— start of Material for the task —

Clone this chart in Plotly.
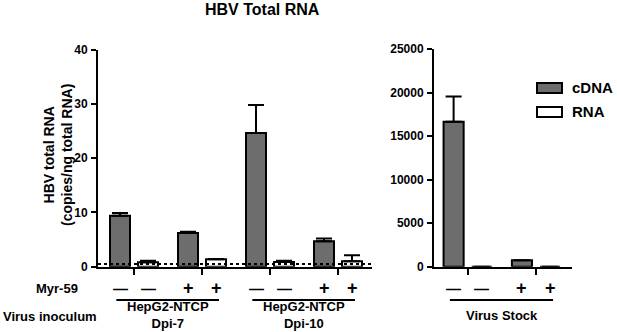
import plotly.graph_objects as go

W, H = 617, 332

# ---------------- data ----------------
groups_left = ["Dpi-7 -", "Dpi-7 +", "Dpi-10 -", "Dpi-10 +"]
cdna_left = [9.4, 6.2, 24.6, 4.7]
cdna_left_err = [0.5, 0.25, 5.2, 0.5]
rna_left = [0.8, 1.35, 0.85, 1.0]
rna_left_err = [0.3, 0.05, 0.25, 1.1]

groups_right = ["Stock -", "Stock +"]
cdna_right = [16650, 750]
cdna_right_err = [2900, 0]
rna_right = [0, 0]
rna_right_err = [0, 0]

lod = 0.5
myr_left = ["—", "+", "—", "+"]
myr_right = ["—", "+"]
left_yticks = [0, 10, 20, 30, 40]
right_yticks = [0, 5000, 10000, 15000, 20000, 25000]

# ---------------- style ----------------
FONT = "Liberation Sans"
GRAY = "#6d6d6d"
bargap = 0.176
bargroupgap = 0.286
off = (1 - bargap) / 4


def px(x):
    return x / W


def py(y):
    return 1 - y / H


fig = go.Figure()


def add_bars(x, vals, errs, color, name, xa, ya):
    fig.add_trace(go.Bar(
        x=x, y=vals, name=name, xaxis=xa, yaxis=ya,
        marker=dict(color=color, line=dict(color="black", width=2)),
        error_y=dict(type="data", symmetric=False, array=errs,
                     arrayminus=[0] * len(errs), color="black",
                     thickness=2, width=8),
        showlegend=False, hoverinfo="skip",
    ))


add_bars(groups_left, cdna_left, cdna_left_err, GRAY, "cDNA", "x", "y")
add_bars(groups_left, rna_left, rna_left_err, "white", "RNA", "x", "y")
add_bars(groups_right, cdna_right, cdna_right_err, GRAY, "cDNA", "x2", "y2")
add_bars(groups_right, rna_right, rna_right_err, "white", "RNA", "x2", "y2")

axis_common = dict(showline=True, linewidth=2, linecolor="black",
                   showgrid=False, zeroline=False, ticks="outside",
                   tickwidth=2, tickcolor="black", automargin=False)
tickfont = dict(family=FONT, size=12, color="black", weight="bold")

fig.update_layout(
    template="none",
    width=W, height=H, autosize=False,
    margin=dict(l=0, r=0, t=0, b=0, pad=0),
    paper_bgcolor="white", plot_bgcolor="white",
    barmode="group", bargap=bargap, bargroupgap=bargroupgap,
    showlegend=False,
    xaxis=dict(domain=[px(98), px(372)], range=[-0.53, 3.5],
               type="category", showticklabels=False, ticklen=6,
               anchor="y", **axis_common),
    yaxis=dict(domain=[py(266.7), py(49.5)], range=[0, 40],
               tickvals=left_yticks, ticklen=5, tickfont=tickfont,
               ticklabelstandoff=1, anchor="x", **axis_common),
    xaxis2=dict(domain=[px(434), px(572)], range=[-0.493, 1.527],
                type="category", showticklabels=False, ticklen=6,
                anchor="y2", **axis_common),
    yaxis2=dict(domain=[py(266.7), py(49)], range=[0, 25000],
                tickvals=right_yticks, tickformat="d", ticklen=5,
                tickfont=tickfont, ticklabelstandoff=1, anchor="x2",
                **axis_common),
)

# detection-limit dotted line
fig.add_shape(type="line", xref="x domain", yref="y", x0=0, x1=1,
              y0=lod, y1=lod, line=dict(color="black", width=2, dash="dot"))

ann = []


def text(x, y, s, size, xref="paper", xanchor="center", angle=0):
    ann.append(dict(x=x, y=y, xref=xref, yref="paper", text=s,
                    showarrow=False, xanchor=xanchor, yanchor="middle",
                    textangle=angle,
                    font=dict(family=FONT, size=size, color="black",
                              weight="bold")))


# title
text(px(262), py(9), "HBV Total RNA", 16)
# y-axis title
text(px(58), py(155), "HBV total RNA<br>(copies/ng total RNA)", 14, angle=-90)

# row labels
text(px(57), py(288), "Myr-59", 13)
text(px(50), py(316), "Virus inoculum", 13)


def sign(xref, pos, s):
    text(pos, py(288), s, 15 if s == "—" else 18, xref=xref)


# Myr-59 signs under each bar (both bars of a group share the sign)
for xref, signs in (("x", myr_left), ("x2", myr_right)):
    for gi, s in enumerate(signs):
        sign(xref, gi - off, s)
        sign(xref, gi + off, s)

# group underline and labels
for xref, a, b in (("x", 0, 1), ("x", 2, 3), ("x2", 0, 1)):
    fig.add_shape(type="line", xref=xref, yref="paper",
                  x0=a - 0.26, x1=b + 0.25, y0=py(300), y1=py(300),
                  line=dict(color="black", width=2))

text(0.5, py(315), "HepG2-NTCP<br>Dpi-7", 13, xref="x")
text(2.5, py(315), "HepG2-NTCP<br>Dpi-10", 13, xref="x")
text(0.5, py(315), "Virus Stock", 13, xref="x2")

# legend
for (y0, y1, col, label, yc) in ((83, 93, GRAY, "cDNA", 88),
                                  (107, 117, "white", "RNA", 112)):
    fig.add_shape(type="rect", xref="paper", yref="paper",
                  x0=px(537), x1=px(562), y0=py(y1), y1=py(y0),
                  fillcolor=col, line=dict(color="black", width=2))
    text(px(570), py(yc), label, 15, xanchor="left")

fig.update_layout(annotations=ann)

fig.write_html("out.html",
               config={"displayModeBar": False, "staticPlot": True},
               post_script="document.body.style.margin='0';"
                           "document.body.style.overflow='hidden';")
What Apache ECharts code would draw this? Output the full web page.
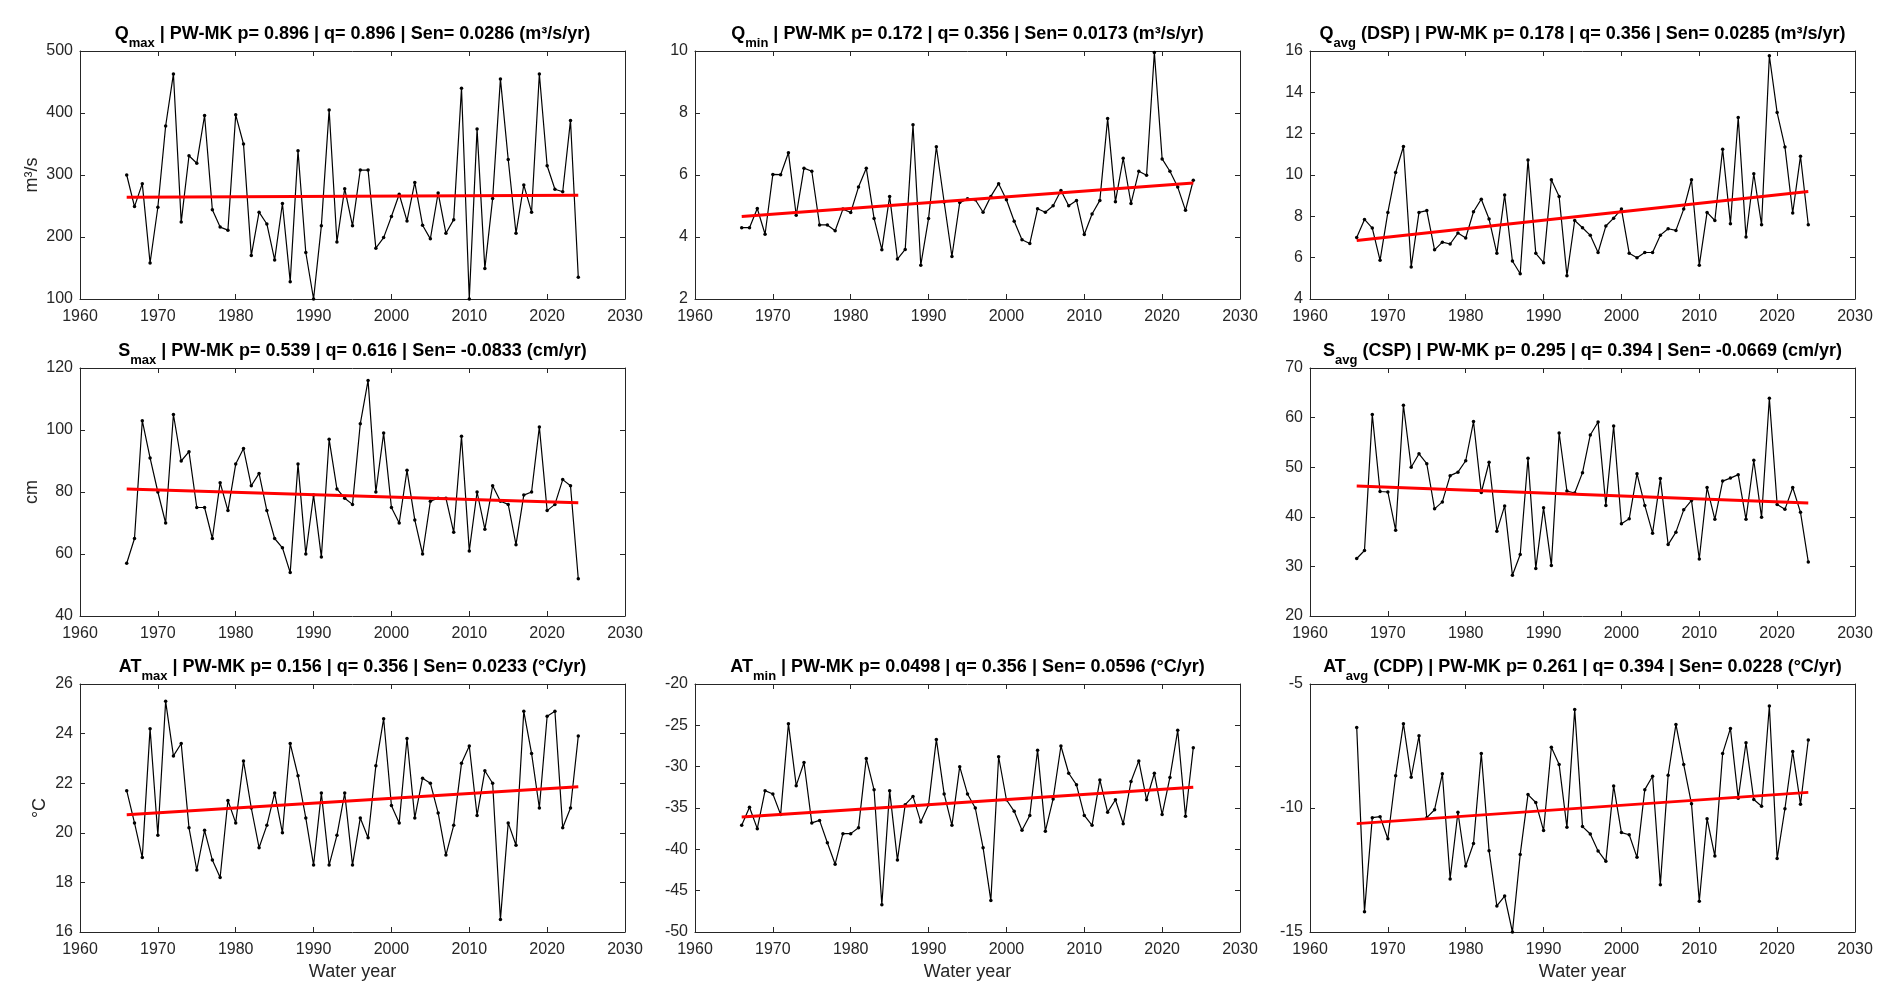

— end of Material for the task —

(Work to complete) Starting at the first line of the entries, restate word for word everything through the line that holds "off = (1 - bargap) / 4", both ends included, but omit any pictures.

(The result)
Clone this chart in Plotly.
import plotly.graph_objects as go

W, H = 617, 332

# ---------------- data ----------------
groups_left = ["Dpi-7 -", "Dpi-7 +", "Dpi-10 -", "Dpi-10 +"]
cdna_left = [9.4, 6.2, 24.6, 4.7]
cdna_left_err = [0.5, 0.25, 5.2, 0.5]
rna_left = [0.8, 1.35, 0.85, 1.0]
rna_left_err = [0.3, 0.05, 0.25, 1.1]

groups_right = ["Stock -", "Stock +"]
cdna_right = [16650, 750]
cdna_right_err = [2900, 0]
rna_right = [0, 0]
rna_right_err = [0, 0]

lod = 0.5
myr_left = ["—", "+", "—", "+"]
myr_right = ["—", "+"]
left_yticks = [0, 10, 20, 30, 40]
right_yticks = [0, 5000, 10000, 15000, 20000, 25000]

# ---------------- style ----------------
FONT = "Liberation Sans"
GRAY = "#6d6d6d"
bargap = 0.176
bargroupgap = 0.286
off = (1 - bargap) / 4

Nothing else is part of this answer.